El pasado viernes recibí la llamada de unos clientes americanos. Hacía, al menos, seis o siete años que no venían por España y me llamaron con urgencia porque venían a verme a Asturias. Les indiqué amablemente que iniciaba mis vacaciones estivales y que, al día siguiente, me iba a la búsqueda de un sol que esta Asturias nos niega, pero nada, que venían a verme, aunque fuera unas horas, para cenar juntos.
Una vez que asumí que no me libraba, les pregunté qué querían hacer esa tarde y noche del viernes. Ya conocían Oviedo a fondo de otras visitas, y el Prerrománico, y Gijón y algunos otros rincones de esta Asturias, que, pese a que nos niega el sol, queremos y mostramos con orgullo.
Y me insistieron en que querían algo típico. Que ya conocían muchos lugares clásicos y que si no había un mesón especial (el término “mesón” es suyo, lo prometo) o alguna fiesta que pudieren ver. Se me iluminó la cabeza. Claro que sí. Si algo tiene Asturias en julio y agosto son fiestas populares. De eso hay para aburrir.
Les comenté que no sabía si les gustaría. Que ese mundo de la fiesta “de prau” es muy lejano al de Dallas, Texas, de donde provienen, ciudad en la que, tal como yo mismo padecí, conducen una hora y diez minutos desde su casa hasta el polígono industrial de sus trabajos. Donde los vecindarios no existen, porque las urbanizaciones se los han comido y los han deglutido. Donde los supermercados tienen capacidad para 15.000 clientes. Donde, definitivamente, uno no sabe ni el nombre de su portero, porque no existe, sino que una máquina limpia, otra siega, y una centralita contesta a los propietarios sobre sus inquietudes.
Pues bien, dado que no quieres taza, taza y media. A la verbena de El Carbayu a Lugones. Si quieres fiesta típica, y “barullu”, y todo lo que conlleva, nada mejor que el Carbayu.
Fui advirtiéndoles en el trayecto desde el aeropuerto que íbamos a algo muy típico asturiano, que era distinto a lo que conocían, pero era tanta la pasión que demostraban por conocerlo que a uno ya le daba apuro insistir.
La experiencia fue un espectáculo. Ver una verbena asturiana con ojos de Texas, es una de esas cosas que, cuando a uno le ocurren, tiene que compartirlas. Les voy contando lo que me decían. Desde el momento en que llegamos y les extrañaba ver una finca delimitada con cordeles para aparcar los coches, hasta que la persona que te daba el ticket, al ver a dos americanos, insistiese durante diez minutos en explicarles el origen de la fiesta del Carbayu, en el inglés que dominaba, que no es otro que el asturiano puro y duro pero hablado despacio y muy muy alto.
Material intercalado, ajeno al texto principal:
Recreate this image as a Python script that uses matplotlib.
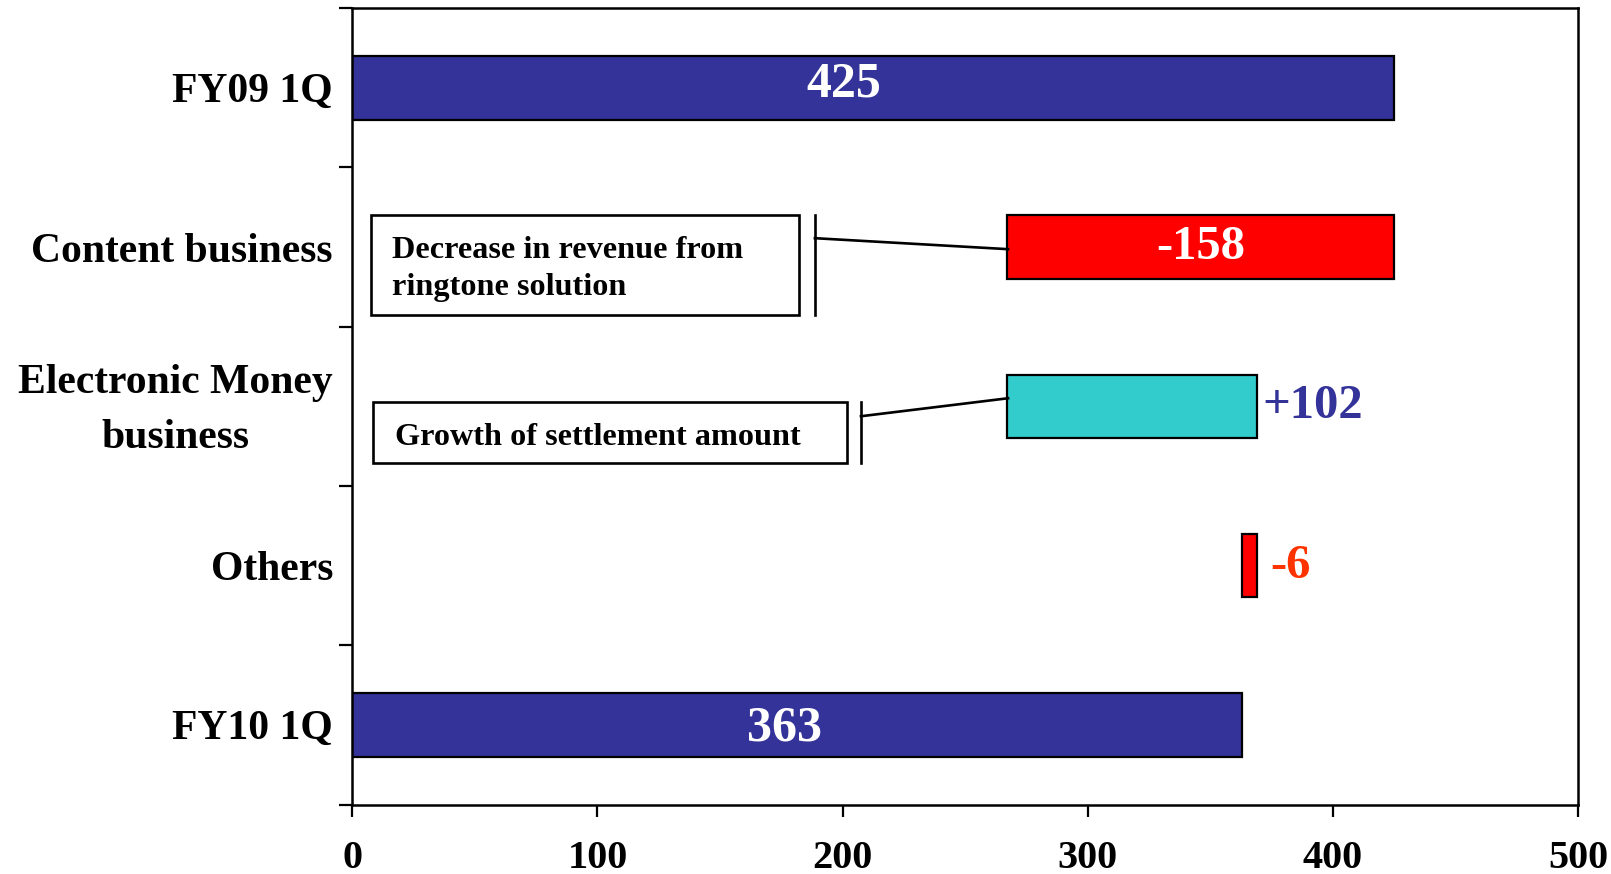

Al llegar al prau de la fiesta, los ojos no sabían dónde mirar. Comenzaron insistiendo en comprar unos churros, pues les llamaban la atención las enormes freidoras. Comenzaron bien. Creo que la segunda bolsa fue un exceso. Pero yo, que ya soy perro viejo, por supuesto no comí.
Las atracciones no les cabían en la cabeza. John, el cabeza de familia, que es ingeniero de caminos, canales y puertos en el equivalente de las titulaciones españolas, se pasó no menos de diez minutos examinando y tocando los “tacos de madera” que eran el soporte de la atracción sobre el prado, insistiéndome en que ninguna autoridad de seguridad habría podido pasar por allí. Me lo acabé llevando cuando el propietario de la atracción, de raza gitana y cara de pocos amigos, empezó a preguntar qué narices nos ocurría.
Un poco de sidra calma el ambiente. Incomprensibles para ellos, según me decían, unos chorizos a la sidra que salían de una pota sin fecha de caducidad ni origen, y que se comen en platos de plástico, y magnífica a su criterio, la gran paella que se pudo degustar a pie de escenario. El hecho de que cientos de vendedores ambulantes vendieran producto de imitación sin ninguna licencia, mejor ya ni comentarlo.
Cuando creímos que habíamos cumplido (ya saben que los americanos son de pronta retirada), se subió la orquesta – Waikas, creo recordar – al escenario, y empezaron a ensayar. Me dijeron que querían verlos un poquito. Y aguanté hasta que comenzaron, cuando marcaba el reloj las doce menos cuarto, y se acababa el vienes para comenzar el sábado. Dos canciones aguantaron. Dos exactas.
Salieron del prau de la fiesta con los oídos tapados por las manos y la cabeza agachada, como si cayesen bombas.
En el coche, hasta su hotel, me gritaban como si vinieran del mismo Irak. No dejó de ser una experiencia para ellos, pero también para mí, que he querido compartir con ustedes. Quizá nunca hubiéramos ver, desde esta Asturias nuestra, una romería con ojos tejanos.